These outlier onset differences do not affect collected data because they are parameters only needed for analysis. The one sentence that was incorrectly presented to subjects has been corrected and uploaded, but will not affect the grand average ERP given the number of stimuli presented (>400). These outlier onset differences also do not affect the analysis of the data for the same reason (i.e., the number of stimuli presented is very large (>400) relative to the outliers). Minor changes (i.e., 8ms< onset discrepancy <20ms) will be even less influential on analysis.
Below are the specific changes that were made:
Outlier mistakes:
(LD5_Eliminated)NPC_chain - ~805.1ms change
(LD5_Eliminated)NPC_warm - ~73.1ms change
(LD5_Eliminated)NPI_eggs(brake) - ~638.7ms change
NPC_blue - ~90.0ms change
NPC_cream - ~73.5ms change
NPC_gloves - ~76.1ms change
NPC_spider - ~105.1ms change
NPI_clown(dice) - ~87.9ms change (Incorrect Sentence. Correct stimulus has been uploaded.)
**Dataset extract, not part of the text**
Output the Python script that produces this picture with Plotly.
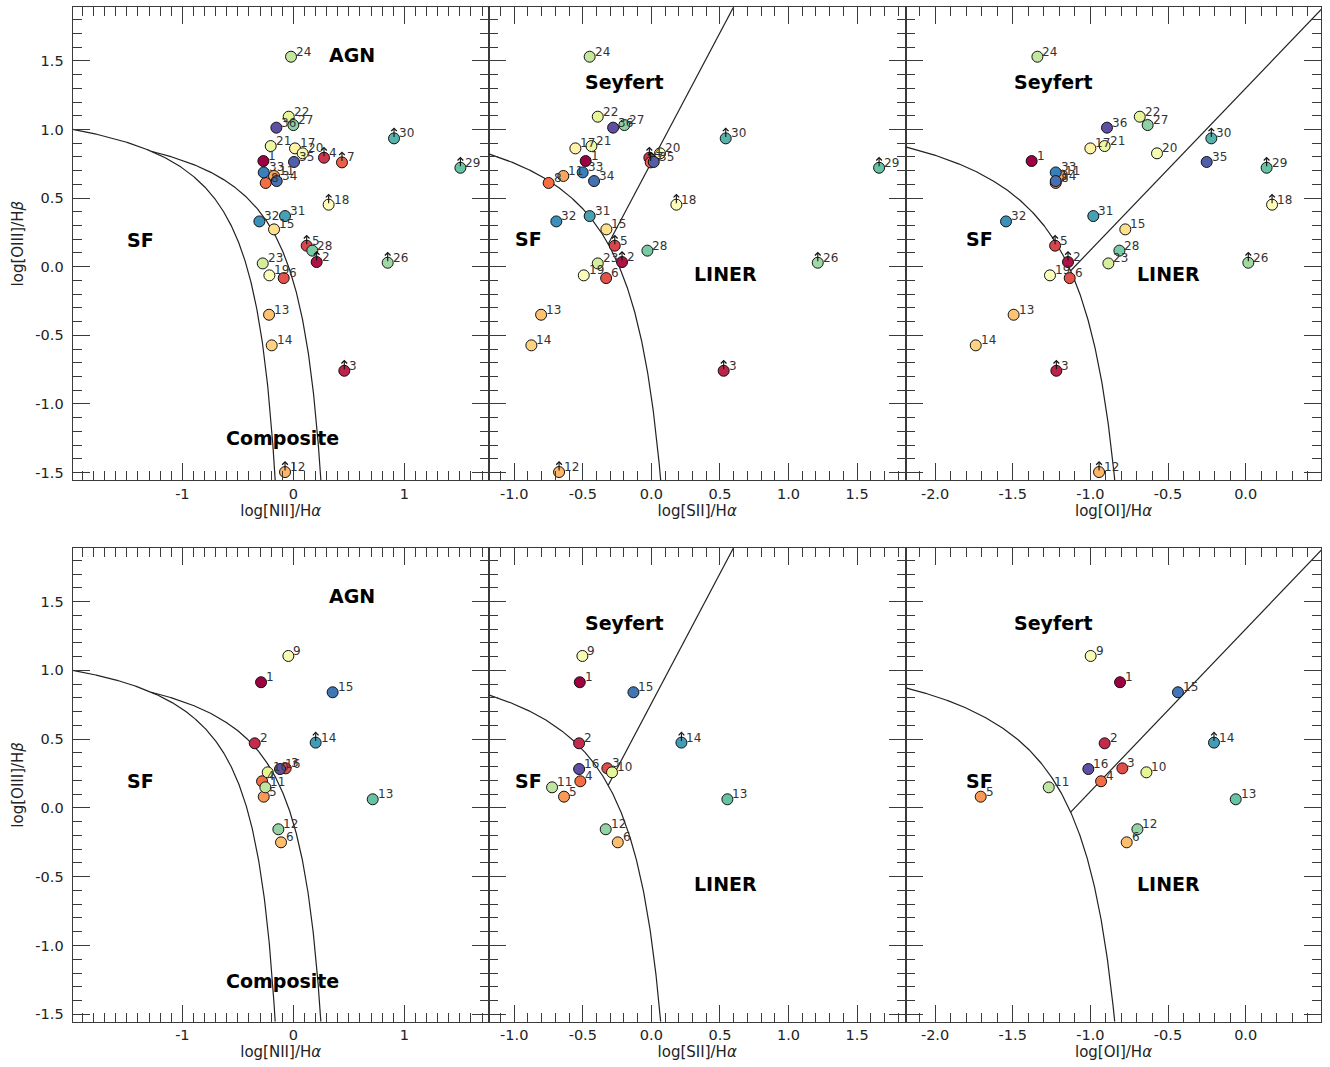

NPI_brakes(cob) - ~38.6ms change
NPI_out(ant) - ~22.3ms change
Minor Changes:
(LD5_Eliminated)NPI_coal(chain) - ~16.6ms change
(LD5_Eliminated)NPI_fried(mom) - ~14.7ms change
NPC_bath - ~17.0ms change
NPC_bright - ~14.5ms change
NPC_gum - ~12.6ms change
NPI_bath(roar) - ~14.9ms change
NPI_cough(friend) - ~13.9ms change
NPI_dancers(pirate) - ~8.6ms change
NPI_gum(coat) - ~11.9ms change
Description of file(s):
Stimulus Set (“stimuli”):
This stimulus set includes 221 sentence pairs for a total of 442 auditory sentence stimuli. These sentences are mono, not stereo, and are in a .wav format. The congruent sentence pair is denoted by the prefix “NPC_” for “non-prosodic congruent” and the incongruent sentence pair is denoted by the prefix “NPI_” for “non-prosodic incongruent”. Notice that the incongruent stimuli first show the congruent ending followed by the incongruent ending in parentheses (ex. NPC_bake vs. NPI_bake(milk)). Additionally, there are 20 sentence pairs with the prefix “(LD5_Eliminated)”. These stimuli were removed from the final analysis because: 1. The endings could make sense to children (Ex. In a universe where animals are personified such as in cartoons, the incongruent ending of “My dog digs holes/spring” could make sense in the context where the verb “dig” is synonymous with “liked”); 2. Did not match in syllable number; 3. Were hyphenated phrases; or 4. Contains cultural references. The specific linguistic division information for all stimuli is provided in the TSV file “N400Stimset_stimuli_parameters”. Although eliminated from our final analysis, all corresponding timing and divisions for these stimuli are provided in this TSV file if future studies would like to use them in their research. Furthermore, if researchers would like to analyse the responses to these stimuli, the responses to all stimuli are in the raw EEG files for each participant. For the sentence stimuli, individual words from the word list (““N400Stimset_stimuli_parameters”” TSV file) were recorded from a female speaker, who was instructed to voice words with minimal inflection, stress or intonation (i.e., in a monotonous non-prosodic manner). Words were then compiled into complete sentences using the Audacity® software. These artificially compiled sentences were adjusted to have similar pitch frequency and pacing across each word within a sentence and between all sentences. The provided sentences are mono files, not stereo.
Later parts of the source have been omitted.